Before Lonergan can concern himself with an escape plan, aliens swoop in and steal a number of key members of the community, and the rescue mission lands on the shoulders of Dolarhyde, Swenson, and subsequently Lonergan -- who hopes that tracking the aliens to their base will give him answers to his past.
There’s no real attempt to have the genres interact in a meaningful way beyond “Look at how technology changes the relationship between the conqueror and the conquered.” The story even goes so far as to reveal that the aliens are after our gold. More problematic is that the aliens’ motives and our characters’ understanding of the aliens changes from scene to scene. We eventually learn that the aliens are abducting humans so they can study us and learn our weaknesses before beginning the real invasion. But their ship is still mining gold. Are the aliens just thoughtful multi-taskers. And oddly, bullets don’t do much but a well timed charge with a wooden spear seems to do the trick.

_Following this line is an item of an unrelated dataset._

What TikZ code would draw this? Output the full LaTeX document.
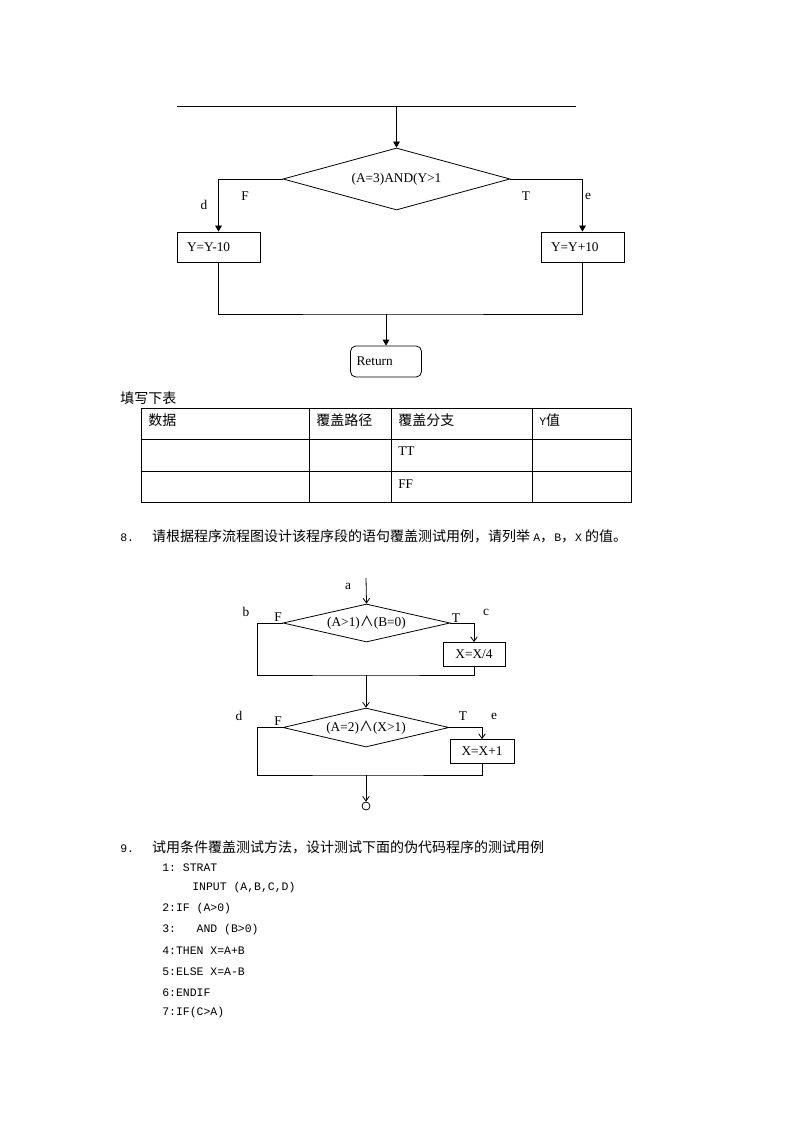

It's not that Cowboys & Aliens is bad, per se, just that it pokes along rather than galloping. It wants to be a Western, but it's a horse opera that relies upon the novelty of an alien invasion to perk up the plot, which dawdles when it needs to dash. There's no real emotional bite to the loss of all the townspeople who got roped by riders in the sky; it's just a device to herd the story along to its inevitable final battle. It is also a real shame about the zero sci-fi - larger world build isn't really interesting. That said, despite flat characters and a campy premise -- moment to moment the film definitely offers some exciting set-pieces, enjoyable character banter, and bizarre but intriguing visual spectacle. Seeing the cowboy and alien worlds collide on the battlefield is interesting and forces the characters to come up with some intriguing solutions for dispatching their would-be conquerors -- especially when the full extent of the aliens’ reach is revealed.